When Infratil bought 48 per cent of datacentre operator Canberra Data Centres (CDC) in 2017 it paid $411.5 million for a company with 39MW of capacity and earnings of $50.4 million.
Now, CDC is investing $1 billion more on new facilities totaling 70MW of capacity under construction and due for commissioning next year. It is also adding an additional 150MW of capacity in Melbourne to its development pipeline.
Four years on from its initial investment, the most recent independent valuation of CDC, as of 30 June 2021, valued Infratil’s investment at A$2.3 to A$2.5 billion, the company told investors today.
“CDC Data Centres is significantly expanding its capacity with over A$1 billion of investment across four sites, including two new facilities in Auckland," Infratil chief executive Jason Boyes said.

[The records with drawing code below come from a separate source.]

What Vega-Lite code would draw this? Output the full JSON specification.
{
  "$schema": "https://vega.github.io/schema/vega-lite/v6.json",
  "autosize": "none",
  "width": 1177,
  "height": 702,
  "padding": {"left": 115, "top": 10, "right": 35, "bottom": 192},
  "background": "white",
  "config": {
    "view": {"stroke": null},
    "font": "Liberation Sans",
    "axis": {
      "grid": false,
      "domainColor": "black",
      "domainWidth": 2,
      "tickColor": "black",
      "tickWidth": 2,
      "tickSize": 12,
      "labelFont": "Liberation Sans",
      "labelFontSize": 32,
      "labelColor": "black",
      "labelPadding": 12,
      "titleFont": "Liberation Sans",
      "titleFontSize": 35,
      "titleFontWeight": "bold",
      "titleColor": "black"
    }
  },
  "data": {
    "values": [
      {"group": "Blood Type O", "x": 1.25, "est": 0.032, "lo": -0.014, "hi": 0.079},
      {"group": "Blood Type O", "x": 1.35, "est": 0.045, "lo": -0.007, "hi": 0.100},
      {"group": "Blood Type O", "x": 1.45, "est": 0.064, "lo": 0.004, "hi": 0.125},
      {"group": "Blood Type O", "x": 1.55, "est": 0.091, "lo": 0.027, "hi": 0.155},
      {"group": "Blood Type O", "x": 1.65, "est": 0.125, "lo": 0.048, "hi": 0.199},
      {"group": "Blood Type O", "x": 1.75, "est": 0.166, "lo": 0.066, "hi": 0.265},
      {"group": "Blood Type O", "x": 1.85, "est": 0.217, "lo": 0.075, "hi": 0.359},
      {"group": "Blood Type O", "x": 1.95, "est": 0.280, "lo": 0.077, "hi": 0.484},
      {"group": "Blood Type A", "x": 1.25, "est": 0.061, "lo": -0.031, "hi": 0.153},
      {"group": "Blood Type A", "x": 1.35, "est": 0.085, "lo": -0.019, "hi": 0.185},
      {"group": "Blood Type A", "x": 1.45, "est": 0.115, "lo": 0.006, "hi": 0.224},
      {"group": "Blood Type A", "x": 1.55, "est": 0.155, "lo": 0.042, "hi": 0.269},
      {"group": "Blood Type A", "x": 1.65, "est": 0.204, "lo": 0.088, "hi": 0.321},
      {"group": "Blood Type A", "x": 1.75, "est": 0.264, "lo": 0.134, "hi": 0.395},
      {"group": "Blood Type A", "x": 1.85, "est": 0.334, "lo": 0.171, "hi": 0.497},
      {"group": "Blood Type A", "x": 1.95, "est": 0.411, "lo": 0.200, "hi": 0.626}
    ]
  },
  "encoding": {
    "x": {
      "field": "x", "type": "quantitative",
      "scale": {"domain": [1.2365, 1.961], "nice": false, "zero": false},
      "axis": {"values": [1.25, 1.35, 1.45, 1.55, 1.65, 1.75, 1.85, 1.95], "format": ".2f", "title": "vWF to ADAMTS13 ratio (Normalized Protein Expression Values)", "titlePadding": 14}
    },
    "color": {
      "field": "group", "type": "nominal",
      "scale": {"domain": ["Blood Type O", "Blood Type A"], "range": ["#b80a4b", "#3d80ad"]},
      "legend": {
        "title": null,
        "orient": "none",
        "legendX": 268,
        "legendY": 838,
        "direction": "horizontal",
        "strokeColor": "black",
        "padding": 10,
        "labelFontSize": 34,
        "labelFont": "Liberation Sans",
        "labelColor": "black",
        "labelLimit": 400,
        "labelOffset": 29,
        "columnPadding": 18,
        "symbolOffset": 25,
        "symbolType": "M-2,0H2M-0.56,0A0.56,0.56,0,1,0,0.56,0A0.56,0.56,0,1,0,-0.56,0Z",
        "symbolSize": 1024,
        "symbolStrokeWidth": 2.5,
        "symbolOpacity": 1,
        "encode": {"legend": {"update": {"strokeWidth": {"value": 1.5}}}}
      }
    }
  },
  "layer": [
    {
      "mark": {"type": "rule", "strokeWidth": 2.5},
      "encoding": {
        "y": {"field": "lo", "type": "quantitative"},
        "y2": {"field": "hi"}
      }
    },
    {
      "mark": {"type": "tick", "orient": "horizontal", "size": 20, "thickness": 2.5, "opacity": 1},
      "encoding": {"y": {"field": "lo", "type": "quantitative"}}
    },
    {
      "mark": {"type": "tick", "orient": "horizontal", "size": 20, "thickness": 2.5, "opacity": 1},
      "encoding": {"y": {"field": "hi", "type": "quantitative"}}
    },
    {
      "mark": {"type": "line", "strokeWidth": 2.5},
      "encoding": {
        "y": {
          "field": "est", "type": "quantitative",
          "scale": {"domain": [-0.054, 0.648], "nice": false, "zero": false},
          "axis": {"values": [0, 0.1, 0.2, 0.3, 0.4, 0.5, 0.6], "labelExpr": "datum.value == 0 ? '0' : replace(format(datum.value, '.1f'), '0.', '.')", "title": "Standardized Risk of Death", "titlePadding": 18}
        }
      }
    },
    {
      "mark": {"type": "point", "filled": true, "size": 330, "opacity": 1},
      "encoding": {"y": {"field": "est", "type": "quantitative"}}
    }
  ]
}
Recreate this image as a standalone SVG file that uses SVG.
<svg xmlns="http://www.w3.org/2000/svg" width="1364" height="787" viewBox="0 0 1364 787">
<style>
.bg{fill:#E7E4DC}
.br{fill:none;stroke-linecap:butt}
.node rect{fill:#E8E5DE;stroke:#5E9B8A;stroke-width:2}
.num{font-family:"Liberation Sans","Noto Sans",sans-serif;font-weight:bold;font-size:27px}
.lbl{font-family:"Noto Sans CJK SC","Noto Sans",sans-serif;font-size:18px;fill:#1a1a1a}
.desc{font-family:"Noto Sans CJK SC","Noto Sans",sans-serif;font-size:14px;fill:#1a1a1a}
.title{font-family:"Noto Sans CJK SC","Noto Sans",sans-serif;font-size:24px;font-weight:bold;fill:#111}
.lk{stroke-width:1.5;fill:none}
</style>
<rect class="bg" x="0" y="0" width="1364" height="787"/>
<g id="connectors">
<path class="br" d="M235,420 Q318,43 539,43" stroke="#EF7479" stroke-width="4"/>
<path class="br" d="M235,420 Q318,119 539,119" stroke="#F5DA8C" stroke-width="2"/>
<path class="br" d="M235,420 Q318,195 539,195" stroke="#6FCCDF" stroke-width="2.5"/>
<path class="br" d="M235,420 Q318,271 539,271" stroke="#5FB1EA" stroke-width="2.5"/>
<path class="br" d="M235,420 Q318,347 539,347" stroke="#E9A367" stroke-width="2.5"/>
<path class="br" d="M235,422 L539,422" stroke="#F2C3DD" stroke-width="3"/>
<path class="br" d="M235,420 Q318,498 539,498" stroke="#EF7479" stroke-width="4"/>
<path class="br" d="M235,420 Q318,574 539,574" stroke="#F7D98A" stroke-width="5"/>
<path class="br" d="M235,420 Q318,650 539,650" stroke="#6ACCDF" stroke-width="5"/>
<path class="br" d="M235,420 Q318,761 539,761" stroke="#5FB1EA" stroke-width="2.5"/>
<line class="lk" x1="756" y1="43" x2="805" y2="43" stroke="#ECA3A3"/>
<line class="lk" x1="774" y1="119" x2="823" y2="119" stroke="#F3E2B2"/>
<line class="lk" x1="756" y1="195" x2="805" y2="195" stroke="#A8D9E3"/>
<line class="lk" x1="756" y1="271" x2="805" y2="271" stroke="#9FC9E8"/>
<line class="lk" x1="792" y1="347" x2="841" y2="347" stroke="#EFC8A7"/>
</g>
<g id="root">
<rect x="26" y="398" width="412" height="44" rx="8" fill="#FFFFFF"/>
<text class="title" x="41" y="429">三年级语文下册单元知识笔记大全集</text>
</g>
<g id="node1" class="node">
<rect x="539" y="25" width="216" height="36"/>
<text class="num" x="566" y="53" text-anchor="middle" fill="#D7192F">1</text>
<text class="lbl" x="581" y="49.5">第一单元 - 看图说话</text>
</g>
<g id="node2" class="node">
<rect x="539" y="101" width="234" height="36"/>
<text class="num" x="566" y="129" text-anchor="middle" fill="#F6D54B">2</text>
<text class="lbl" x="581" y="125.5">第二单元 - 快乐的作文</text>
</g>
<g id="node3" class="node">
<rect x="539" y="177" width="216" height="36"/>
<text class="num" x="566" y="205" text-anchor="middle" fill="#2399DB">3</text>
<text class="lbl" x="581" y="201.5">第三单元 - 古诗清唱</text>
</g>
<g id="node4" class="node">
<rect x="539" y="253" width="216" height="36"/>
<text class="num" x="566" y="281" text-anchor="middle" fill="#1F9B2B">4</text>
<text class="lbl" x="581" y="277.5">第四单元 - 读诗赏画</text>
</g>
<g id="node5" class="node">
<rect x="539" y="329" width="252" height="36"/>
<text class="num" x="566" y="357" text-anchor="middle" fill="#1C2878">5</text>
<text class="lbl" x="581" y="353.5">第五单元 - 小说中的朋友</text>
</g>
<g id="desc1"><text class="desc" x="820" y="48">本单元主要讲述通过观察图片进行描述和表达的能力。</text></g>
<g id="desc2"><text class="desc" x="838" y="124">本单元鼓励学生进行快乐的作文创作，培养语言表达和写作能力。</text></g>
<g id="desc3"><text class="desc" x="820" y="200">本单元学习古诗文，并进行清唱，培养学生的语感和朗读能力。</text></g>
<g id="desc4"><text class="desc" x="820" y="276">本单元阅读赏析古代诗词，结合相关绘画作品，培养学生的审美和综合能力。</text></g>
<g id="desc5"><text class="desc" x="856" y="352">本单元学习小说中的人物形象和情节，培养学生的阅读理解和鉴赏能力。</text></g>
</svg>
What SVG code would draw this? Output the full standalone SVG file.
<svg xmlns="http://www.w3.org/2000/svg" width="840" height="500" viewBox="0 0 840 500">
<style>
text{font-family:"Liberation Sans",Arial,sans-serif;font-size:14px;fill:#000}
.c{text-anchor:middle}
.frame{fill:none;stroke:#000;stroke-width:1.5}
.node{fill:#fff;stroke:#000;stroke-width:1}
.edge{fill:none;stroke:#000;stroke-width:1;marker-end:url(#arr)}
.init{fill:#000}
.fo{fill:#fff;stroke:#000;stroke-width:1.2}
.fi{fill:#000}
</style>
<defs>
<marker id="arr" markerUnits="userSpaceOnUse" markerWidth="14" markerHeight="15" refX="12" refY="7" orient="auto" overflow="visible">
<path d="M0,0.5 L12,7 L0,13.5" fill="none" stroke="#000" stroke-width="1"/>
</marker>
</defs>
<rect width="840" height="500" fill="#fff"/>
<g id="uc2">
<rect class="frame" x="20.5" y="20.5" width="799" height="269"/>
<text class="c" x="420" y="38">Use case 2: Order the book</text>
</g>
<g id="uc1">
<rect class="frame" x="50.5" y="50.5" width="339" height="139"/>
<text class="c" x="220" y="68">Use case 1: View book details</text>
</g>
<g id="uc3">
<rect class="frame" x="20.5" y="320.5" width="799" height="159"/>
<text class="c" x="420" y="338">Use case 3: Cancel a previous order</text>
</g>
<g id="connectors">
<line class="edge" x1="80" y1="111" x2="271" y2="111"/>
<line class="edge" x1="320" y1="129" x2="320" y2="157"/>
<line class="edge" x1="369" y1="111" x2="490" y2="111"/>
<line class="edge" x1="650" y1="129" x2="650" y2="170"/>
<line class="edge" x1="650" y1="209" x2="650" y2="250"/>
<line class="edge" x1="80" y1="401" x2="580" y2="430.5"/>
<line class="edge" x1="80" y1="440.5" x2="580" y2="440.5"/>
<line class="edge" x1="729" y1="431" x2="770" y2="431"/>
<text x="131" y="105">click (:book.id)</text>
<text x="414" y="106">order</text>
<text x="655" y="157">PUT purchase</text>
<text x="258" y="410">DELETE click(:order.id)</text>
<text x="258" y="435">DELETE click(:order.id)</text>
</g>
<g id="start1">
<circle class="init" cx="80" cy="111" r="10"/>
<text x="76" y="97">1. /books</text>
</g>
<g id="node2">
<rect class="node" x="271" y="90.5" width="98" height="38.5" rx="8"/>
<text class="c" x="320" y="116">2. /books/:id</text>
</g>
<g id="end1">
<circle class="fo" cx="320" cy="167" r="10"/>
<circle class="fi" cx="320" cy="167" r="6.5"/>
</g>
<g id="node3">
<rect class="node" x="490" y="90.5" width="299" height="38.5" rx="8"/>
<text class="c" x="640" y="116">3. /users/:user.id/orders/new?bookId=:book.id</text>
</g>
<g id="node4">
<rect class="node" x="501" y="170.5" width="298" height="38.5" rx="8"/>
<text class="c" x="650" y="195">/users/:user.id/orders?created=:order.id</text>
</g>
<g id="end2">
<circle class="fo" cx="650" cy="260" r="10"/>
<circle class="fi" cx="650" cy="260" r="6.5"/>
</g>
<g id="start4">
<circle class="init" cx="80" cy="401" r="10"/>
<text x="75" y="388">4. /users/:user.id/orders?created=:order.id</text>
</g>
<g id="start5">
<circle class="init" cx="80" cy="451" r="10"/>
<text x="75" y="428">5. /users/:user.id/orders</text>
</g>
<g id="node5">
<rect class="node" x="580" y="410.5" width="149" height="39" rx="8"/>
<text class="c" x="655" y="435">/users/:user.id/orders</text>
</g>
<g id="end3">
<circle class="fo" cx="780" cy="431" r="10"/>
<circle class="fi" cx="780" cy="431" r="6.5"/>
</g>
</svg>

The infrastructure investment specialist also announced the $254 million purchase of 40 per cent of London datacentre business Kao Data last month, for which it sees significant growth potential.
“The market continues to value assets in the digital infrastructure and renewables sectors at significant premiums to Infratil’s carrying values," Boyes said.
Infratil announced the largest net surplus from continuing operations in its 27-year history today: $1.1 billion for the six months ended 30 September, mostly attributable to the August sale of its 65 per cent stake in Tilt Renewables. The overall result showed the business performing strongly and demonstrating resilience despite the ongoing challenges posed by the COVID-19 pandemic, Boyes said.
CDC's EBITDA for the period was A$75.2 million, a A$1.4 million, 1.9 per cent increase on the previous comparative period.
The business was ramping up for the next phase of growth, Infratil told investors, with a 46 per cent increase in employees since this time last year.
As well as its datacentre and other investments, Infratil bought Vodafone NZ in 2019. The telco’s cost efficiency programme was creating headroom to reinvest and helping improve margins, Infratil reported, while product simplification was driving down the cost to serve and making the customer experience simpler.
Vodafone NZ was investing in talent in growth areas including digitisation, automation, data analytics, enterprise ICT, cyber -security and customer experience. The unit reported EBITDA for the period of $251.8 million, a $27.1 million (12.1 per cent) increase on its comparative period.
However, COVID-19 continued to pose challenges for the telco's retail network, roaming and pre-pay revenues while the broadband market remained "highly competitive and commoditised".
Investment in both 4G and 5G networks continued, with utilisation improving through the expansion of wholesale activity.
"Network sharing is proving particularly necessary to improve rural connectivity, and telecommunications companies are working to bring this about while preserving the benefits of competition," Infratil reported.
Also during the period, another Infratil investment, Trustpower, announced the conditional sale of its electricity and telco retail business to Mercury Energy for $441 million.